CANE DA GUARDIA A CORTO DI IDEE

La Commissione Europea tira ufficialmente le orecchie all'Italia. Ha infatti adottato una relazione «nella quale constata che il bilancio dell’Italia ha superato, seppur lievemente, la soglia del 3% del Prodotto Interno Lordo (Pil) nel 2003 e nel 2004» e che è probabile che tale sforamento possa avvenire anche nel 2005, se non si prendono provvedimenti. Tutto questo è previsto nel trattato dell'Unione europea all'articolo 104, al paragrafo 3.
La cosa non consola ma, comunque, va ricordato che non siamo i primi. Francia e Germania, in questo, ci hanno preceduto e sui loro sforamenti l'Unione ha steso un velo. Il problema è che questo richiamo avviene in Italia in un momento in cui si discute molto di euro e di Europa. Tutto questo avviene dopo che la Francia con il 55% dei voti contrari e l'Olanda con il 63% dei voti contrari, non hanno ratificato il trattato costituzionale europeo.
Diciamo questo perché le cose evidentemente sono legate. Non c'è dubbio infatti che i cittadini francesi e olandesi abbiano parlato a suocera perché nuora intenda. La suocera, in questo caso, è il trattato, la nuora è l'Europa dei burocrati e dei tecnocrati che controlla, giustamente, il 3% ma non sa, ingiustamente, governare l'economia e la moneta.
Un limite «costituzionale» alla spesa pubblica, nell'Europa di fine '900 era desiderabile. Questo limite decretò la fine del modello di sviluppo basato sulla spesa pubblica e ciò era richiesto, come abbiamo detto altre volte, non da un'impostazione ideologica ma dalla tenuta dei conti dei diversi Stati.
Se tre grandi Paesi il nostro, la Francia e la Germania, hanno problemi vuol dire evidentemente che c'è un problema di fondo. Qual è? È che si può tagliare fino ad un certo punto ma alla fine, se c'è bassa crescita è ben difficile tenersi dentro ai limiti del deficit. È facile arrivare a sforare.
Se allora il problema è quello della crescita non è possibile pensare di poter risolvere i problemi con un'Europa che è solo capace di fare il cane da guardia e non sa mettere in campo politiche che favoriscano lo sviluppo dell'economia.
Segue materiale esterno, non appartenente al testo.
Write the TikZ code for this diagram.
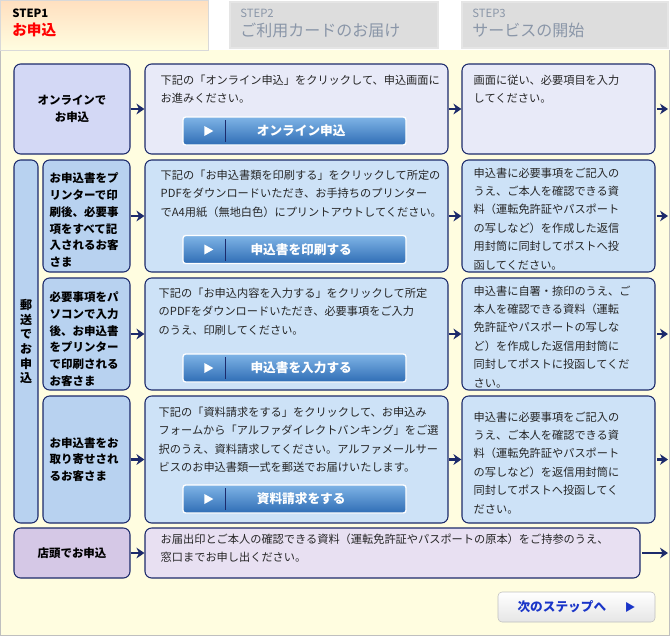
\documentclass[tikz,border=0pt]{standalone}
\usepackage{fontspec}
\setmainfont{Noto Sans CJK JP}
\usetikzlibrary{calc,arrows.meta}
\definecolor{navy}{HTML}{1C2A6B}
\definecolor{bgy}{HTML}{FFFDE0}
\definecolor{lav}{HTML}{D3D8F5}
\definecolor{lavl}{HTML}{E8EAF8}
\definecolor{bl}{HTML}{B8D2F0}
\definecolor{bll}{HTML}{CDE2F7}
\definecolor{pur}{HTML}{D5C8E6}
\definecolor{purl}{HTML}{E8E0F2}
\definecolor{btop}{HTML}{7FB4E6}
\definecolor{bbot}{HTML}{2F6DB5}
\definecolor{tabg}{HTML}{DDDDDD}
\definecolor{tabt}{HTML}{8A96A8}
\definecolor{nxt}{HTML}{1A35C8}
\tikzset{
  box/.style={draw=navy,line width=0.8pt,rounded corners=5pt,inner sep=0pt},
  lbl/.style={font=\bfseries\fontsize{8.6}{13}\selectfont,align=center,text=black},
  lbs/.style={anchor=north west,inner sep=0pt,align=left,font=\bfseries\fontsize{8.6}{12.6}\selectfont},
  txt/.style={anchor=north west,align=left,inner sep=0pt,font=\fontsize{8.4}{13.8}\selectfont,text=black!85},
  arr/.style={draw=navy,line width=2.2pt,-{Stealth[length=6pt,width=8pt]}},
  btn/.style={draw=white,line width=1pt,rounded corners=2pt,top color=btop,bottom color=bbot,minimum width=167.25pt,minimum height=21pt,text=white,font=\bfseries\fontsize{9.5}{12}\selectfont},
}
\newcommand{\mybtn}[3]{%
  \node[btn] (#1) at (#2) {\hspace{10pt}#3};
  \fill[white] ($(#1.west)+(22,-5)$) -- ($(#1.west)+(22,5)$) -- ($(#1.west)+(31,0)$) -- cycle;
  \draw[navy,line width=0.8pt] ($(#1.west)+(43,-11)$) -- ($(#1.west)+(43,11)$);
}
\begin{document}
\begin{tikzpicture}[x=0.75pt,y=-0.75pt]
\useasboundingbox (0,0) rectangle (670,636);
\fill[white] (0,0) rectangle (670,636);
\fill[bgy] (0,50) rectangle (670,636);
\draw[black!25] (0.5,50) -- (0.5,635.5) -- (669.5,635.5) -- (669.5,50);
% tabs
\node[minimum width=156pt,minimum height=37.5pt,inner sep=0pt,top color=orange!25,bottom color=bgy,draw=black!15] (t1) at (104,25) {};
\node[anchor=north west,inner sep=0pt,font=\bfseries\fontsize{8.5}{10}\selectfont] (s1) at (12,9) {STEP1};
\node[anchor=north west,inner sep=0pt,text=red,font=\bfseries\fontsize{11}{13}\selectfont] (s1b) at (12,23) {お申込};
\node[draw=black!10,line width=1.5pt,fill=tabg,minimum width=156pt,minimum height=34.5pt,inner sep=0pt] (t2) at (334,25) {};
\node[anchor=north west,inner sep=0pt,text=tabt,font=\fontsize{8.5}{10}\selectfont] (s2) at (240,9) {STEP2};
\node[anchor=north west,inner sep=0pt,text=tabt,font=\fontsize{12}{14}\selectfont] (s2b) at (240,23) {ご利用カードのお届け};
\node[draw=black!10,line width=1.5pt,fill=tabg,minimum width=154.5pt,minimum height=34.5pt,inner sep=0pt] (t3) at (565,25) {};
\node[anchor=north west,inner sep=0pt,text=tabt,font=\fontsize{8.5}{10}\selectfont] (s3) at (472,9) {STEP3};
\node[anchor=north west,inner sep=0pt,text=tabt,font=\fontsize{12}{14}\selectfont] (s3b) at (472,23) {サービスの開始};
% row 1
\node[box,fill=lav,minimum width=87pt,minimum height=67.5pt] (l1) at (72,109) {};
\node[lbl] at (l1) {オンラインで\\お申込};
\node[box,fill=lavl,minimum width=227.25pt,minimum height=67.5pt] (m1) at (296.5,109) {};
\node[box,fill=lavl,minimum width=144.75pt,minimum height=67.5pt] (r1) at (558.5,109) {};
\node[txt] at ($(m1.north west)+(16,11)$) {下記の「オンライン申込」をクリックして、申込画面に\\お進みください。};
\node[txt] at ($(r1.north west)+(12,11)$) {画面に従い、必要項目を入力\\してください。};
\mybtn{b1}{294.5,131}{オンライン申込}
% mail section
\node[box,fill=bl,minimum width=18pt,minimum height=272.25pt] (ml) at (26,341.5) {};
\node[lbl,font=\bfseries\fontsize{9}{11}\selectfont] at (ml) {郵\\送\\で\\お\\申\\込};
% row 2
\node[box,fill=bl,minimum width=65.25pt,minimum height=84pt] (l2) at (86.5,216) {};
\node[lbs] at ($(l2.north west)+(7,13)$) {お申込書をプ\\リンターで印\\刷後、必要事\\項をすべて記\\入されるお客\\さま};
\node[box,fill=bll,minimum width=227.25pt,minimum height=84pt] (m2) at (296.5,216) {};
\node[txt] at ($(m2.north west)+(16,10)$) {下記の「お申込書類を印刷する」をクリックして所定の\\PDFをダウンロードいただき、お手持ちのプリンター\\でA4用紙（無地白色）にプリントアウトしてください。};
\mybtn{b2}{294.5,249.5}{申込書を印刷する}
\node[box,fill=bll,minimum width=144.75pt,minimum height=84pt] (r2) at (558.5,216) {};
\node[txt] at ($(r2.north west)+(12,8)$) {申込書に必要事項をご記入の\\うえ、ご本人を確認できる資\\料（運転免許証やパスポート\\の写しなど）を作成した返信\\用封筒に同封してポストへ投\\函してください。};
% row 3
\node[box,fill=bl,minimum width=65.25pt,minimum height=84pt] (l3) at (86.5,334) {};
\node[lbs] at ($(l3.north west)+(7,14)$) {必要事項をパ\\ソコンで入力\\後、お申込書\\をプリンター\\で印刷される\\お客さま};
\node[box,fill=bll,minimum width=227.25pt,minimum height=84pt] (m3) at (296.5,334) {};
\node[txt] at ($(m3.north west)+(14,10)$) {下記の「お申込内容を入力する」をクリックして所定\\のPDFをダウンロードいただき、必要事項をご入力\\のうえ、印刷してください。};
\mybtn{b3}{294.5,368}{申込書を入力する}
\node[box,fill=bll,minimum width=144.75pt,minimum height=84pt] (r3) at (558.5,334) {};
\node[txt] at ($(r3.north west)+(12,8)$) {申込書に自署・捺印のうえ、ご\\本人を確認できる資料（運転\\免許証やパスポートの写しな\\ど）を作成した返信用封筒に\\同封してポストに投函してくだ\\さい。};
% row 4
\node[box,fill=bl,minimum width=65.25pt,minimum height=95.25pt] (l4) at (86.5,459.5) {};
\node[anchor=west,inner sep=0pt,align=left,font=\bfseries\fontsize{8.6}{12.6}\selectfont] at ($(l4.west)+(7,0)$) {お申込書をお\\取り寄せされ\\るお客さま};
\node[box,fill=bll,minimum width=227.25pt,minimum height=95.25pt] (m4) at (296.5,459.5) {};
\node[txt] at ($(m4.north west)+(14,11)$) {下記の「資料請求をする」をクリックして、お申込み\\フォームから「アルファダイレクトバンキング」をご選\\択のうえ、資料請求してください。アルファメールサー\\ビスのお申込書類一式を郵送でお届けいたします。};
\mybtn{b4}{294.5,499}{資料請求をする}
\node[box,fill=bll,minimum width=144.75pt,minimum height=95.25pt] (r4) at (558.5,459.5) {};
\node[txt] at ($(r4.north west)+(12,16)$) {申込書に必要事項をご記入の\\うえ、ご本人を確認できる資\\料（運転免許証やパスポート\\の写しなど）を返信用封筒に\\同封してポストへ投函してく\\ださい。};
% row 5
\node[box,fill=pur,minimum width=87pt,minimum height=37.5pt] (l5) at (72,553) {};
\node[lbl] at (l5) {店頭でお申込};
\node[box,fill=purl,minimum width=371.25pt,minimum height=37.5pt] (m5) at (392.5,553) {};
\node[txt] at ($(m5.north west)+(16,6)$) {お届出印とご本人の確認できる資料（運転免許証やパスポートの原本）をご持参のうえ、\\窓口までお申し出ください。};
% next button
\node[draw=black!25,rounded corners=3pt,top color=white,bottom color=black!10,minimum width=117.75pt,minimum height=22.5pt,inner sep=0pt,text=nxt,font=\bfseries\fontsize{9.5}{12}\selectfont] (nx) at (576.5,607) {次のステップへ\hspace{14pt}{\fontsize{8}{10}\selectfont ▶}};
% arrows
\coordinate (e1) at (668,109);
\coordinate (e2) at (668,216);
\coordinate (e3) at (668,334);
\coordinate (e4) at (668,459.5);
\coordinate (e5) at (668,553);
\draw[arr] (l1.east) -- (m1.west);
\draw[arr] (m1.east) -- (r1.west);
\draw[arr] ([xshift=1pt]r1.east) -- (e1);
\draw[arr] (l2.east) -- (m2.west);
\draw[arr] (m2.east) -- (r2.west);
\draw[arr] ([xshift=1pt]r2.east) -- (e2);
\draw[arr] (l3.east) -- (m3.west);
\draw[arr] (m3.east) -- (r3.west);
\draw[arr] ([xshift=1pt]r3.east) -- (e3);
\draw[arr] (l4.east) -- (m4.west);
\draw[arr] (m4.east) -- (r4.west);
\draw[arr] ([xshift=1pt]r4.east) -- (e4);
\draw[arr] (l5.east) -- (m5.west);
\draw[arr] ([xshift=1pt]m5.east) -- (e5);
\end{tikzpicture}
\end{document}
Ha scritto bene Giulio Tremonti vicepresidente del Consiglio, sul Frankfurter Allgemeine chiedendo all'Europa che cominci a muoversi in tre direzioni: la protezione e le imprese europee attraverso il controllo delle regole del gioco (vedi Cina); una politica fiscale europea che faccia dell'Europa un luogo attrattivo per le imprese; una politica che incentivi lo sviluppo delle imprese dell'economia e dei Paesi membri.
Non è tradire gli ideali europeistici occuparsi della borsa della spesa, delle tasche dei cittadini, della vita delle imprese. Non lo è in generale ma soprattutto non lo è nel mondo globalizzato dove la forza economica è quella che può consentire anche all'Unione europea di giocare un maggior ruolo geopolitico sulla scena internazionale. Difficile per l'Europa giocare un ruolo, come quello che vuole, da una posizione di debolezza economica.
È arrivato il momento, anzi si è già fuori tempo, per ripensare una Unione europea a partire da una serie di misure di politica economica e di politica monetaria che diano a questa Unione una maggiore statura politica. Il cittadino europeo è un cittadino che giudica l'Europa dal proprio punto di vista che è quello del Paese in cui vive. È abituato a sentir parlare del 3% nel rapporto Deficit/Pil, del 60% nel rapporto tra debito e Pil, delle regolamentazioni che i Paesi debbono recepire dall'Europa, dei problemi causati dall'euro. Quando sente parlare dell'Europa a livello dei valori sente parlare un linguaggio piuttosto lontano, spesso astratto e che alla fine ripete, come un ritornello che in Europa è bene starci perché siamo europei. E che non possiamo tradire la nostra storia.

Tutto vero, e basterebbe anche se a dirlo fosse un'accademia culturale. Siccome è uno dei soggetti politici potenzialmente più importanti nel mondo occorre che inizi a far vedere frutti positivi della propria azione nella vita quotidiana.